§ **Short task**: Begin with the first line of the material and write out each line exactly, ending with the line that contains "(firmt) at (588,427)". Pictures are not part of the copy.

§ **Material**:
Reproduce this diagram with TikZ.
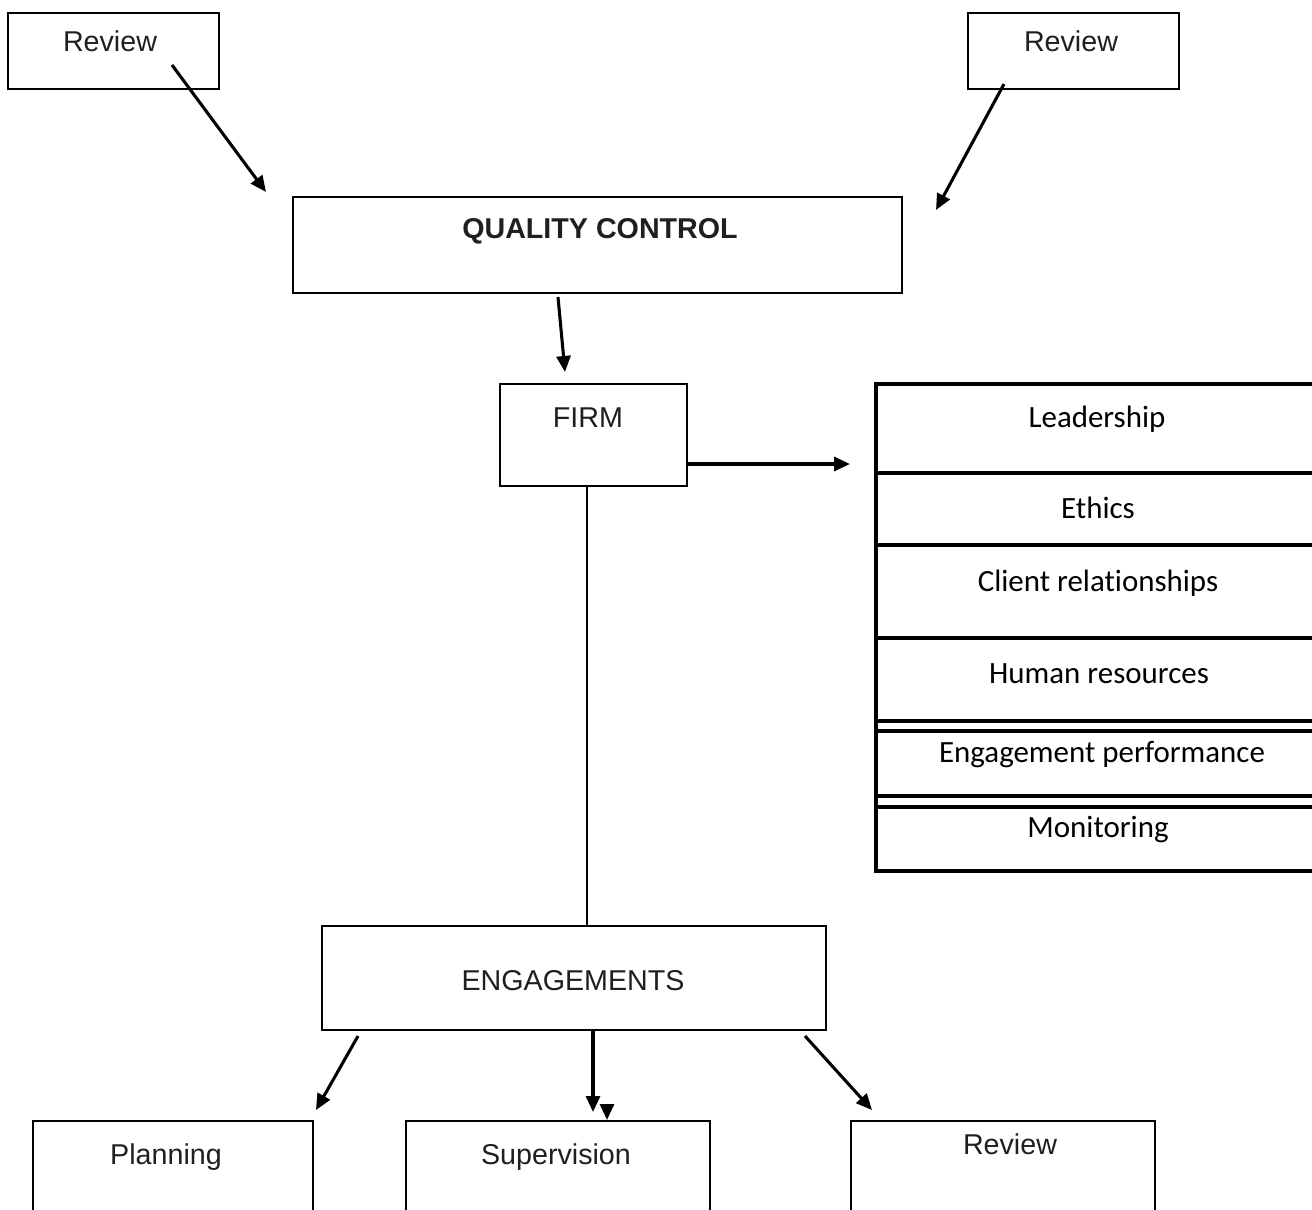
\documentclass[tikz,border=0pt]{standalone}
\usepackage{fontspec}
\setmainfont{Liberation Sans}
\newfontfamily\calfont[Ligatures=NoCommon]{Carlito}
\usetikzlibrary{arrows.meta,calc,fit}

\begin{document}
\begin{tikzpicture}[x=0.75pt,y=-0.75pt,
  box/.style={draw=black, line width=1.5pt, inner sep=0pt, outer sep=0pt, rectangle},
  stackbox/.style={draw=black, line width=2.3pt, inner sep=0pt, outer sep=0pt, rectangle},
  sep/.style={line width=2.3pt},
  lbl/.style={anchor=base, inner sep=0pt, font=\fontsize{21.5}{24}\selectfont, text=black!88},
  item/.style={anchor=base, inner sep=0pt, font=\calfont\fontsize{23.2}{26}\selectfont},
  arr/.style={line width=2.3pt, -{Triangle[length=12pt,width=10.5pt]}},
  link/.style={line width=1.5pt}
]
\useasboundingbox (0,0) rectangle (1312,1209);
\clip (0,0) rectangle (1312,1209);

% top review boxes
\node[box, fit={(8,13) (219,89)}] (rv1) {};
\node[lbl] (rv1t) at (110,52) {Review};
\node[box, fit={(968,13) (1179,89)}] (rv2) {};
\node[lbl] (rv2t) at (1071,52) {Review};

% quality control
\node[box, fit={(293,197) (902,293)}] (qc) {};
\node[lbl, font=\bfseries\fontsize{21.5}{24}\selectfont] (qct) at (600,238) {QUALITY CONTROL};

% firm
\node[box, fit={(500,384) (687,486)}] (firm) {};
\node[lbl] (firmt) at (588,427) {FIRM};

% elements of the system
\node[stackbox, fit={(876,384) (1330,871)}] (stk) {};
\draw[sep] (stk.west |- 0,473) -- (1330,473);
\draw[sep] (stk.west |- 0,545) -- (1330,545);
\draw[sep] (stk.west |- 0,638) -- (1330,638);
\draw[sep] (stk.west |- 0,721) -- (1330,721);
\draw[sep] (stk.west |- 0,731) -- (1330,731);
\draw[sep] (stk.west |- 0,796) -- (1330,796);
\draw[sep] (stk.west |- 0,807) -- (1330,807);
\node[item] (s1) at (1097,427) {Leadership};
\node[item] (s2) at (1098,518) {Ethics};
\node[item] (s3) at (1098,591) {Client relationships};
\node[item] (s4) at (1099,683) {Human resources};
\node[item] (s5) at (1102,762) {Engagement performance};
\node[item] (s6) at (1098,837) {Monitoring};

% engagements
\node[box, fit={(322,926) (826,1030)}] (eng) {};
\node[lbl] (engt) at (573,990) {ENGAGEMENTS};

% engagement level boxes
\node[box, fit={(33,1121) (313,1240)}] (plan) {};
\node[lbl] (plant) at (166,1164) {Planning};
\node[box, fit={(406,1121) (710,1240)}] (sup) {};
\node[lbl] (supt) at (556,1164) {Supervision};
\node[box, fit={(851,1121) (1155,1240)}] (rv3) {};
\node[lbl] (rv3t) at (1010,1154) {Review};

% connectors
\coordinate (stkin) at ($(stk.north west)+(-26,80)$);
\draw[arr] ($(rv1.south west)+(164,-24)$) -- ($(qc.north west)+(-27,-5)$);
\draw[arr] ($(rv2.south west)+(36,-5)$) -- ($(qc.north east)+(34,13)$);
\draw[arr] ($(qc.south west)+(265,4)$) -- ($(firm.north west)+(65,-12)$);
\draw[arr] (firm.east |- stkin) -- (stkin);
\draw[link] ($(firm.south west)+(87,0)$) -- ($(eng.north west)+(265,0)$);
\draw[arr] ($(eng.south west)+(36,6)$) -- ($(plan.north east)+(3,-11)$);
\draw[arr] ($(eng.south west)+(271,0)$) -- ($(sup.north west)+(187,-9)$);
\draw[arr] ($(sup.north west)+(201,-17)$) -- ($(sup.north west)+(201,-1)$);
\draw[arr] ($(eng.south east)+(-21,6)$) -- ($(rv3.north west)+(21,-11)$);
\end{tikzpicture}
\end{document}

§ **Complete answer**:
Reproduce this diagram with TikZ.
\documentclass[tikz,border=0pt]{standalone}
\usepackage{fontspec}
\setmainfont{Liberation Sans}
\newfontfamily\calfont[Ligatures=NoCommon]{Carlito}
\usetikzlibrary{arrows.meta,calc,fit}

\begin{document}
\begin{tikzpicture}[x=0.75pt,y=-0.75pt,
  box/.style={draw=black, line width=1.5pt, inner sep=0pt, outer sep=0pt, rectangle},
  stackbox/.style={draw=black, line width=2.3pt, inner sep=0pt, outer sep=0pt, rectangle},
  sep/.style={line width=2.3pt},
  lbl/.style={anchor=base, inner sep=0pt, font=\fontsize{21.5}{24}\selectfont, text=black!88},
  item/.style={anchor=base, inner sep=0pt, font=\calfont\fontsize{23.2}{26}\selectfont},
  arr/.style={line width=2.3pt, -{Triangle[length=12pt,width=10.5pt]}},
  link/.style={line width=1.5pt}
]
\useasboundingbox (0,0) rectangle (1312,1209);
\clip (0,0) rectangle (1312,1209);

% top review boxes
\node[box, fit={(8,13) (219,89)}] (rv1) {};
\node[lbl] (rv1t) at (110,52) {Review};
\node[box, fit={(968,13) (1179,89)}] (rv2) {};
\node[lbl] (rv2t) at (1071,52) {Review};

% quality control
\node[box, fit={(293,197) (902,293)}] (qc) {};
\node[lbl, font=\bfseries\fontsize{21.5}{24}\selectfont] (qct) at (600,238) {QUALITY CONTROL};

% firm
\node[box, fit={(500,384) (687,486)}] (firm) {};
\node[lbl] (firmt) at (588,427) {FIRM};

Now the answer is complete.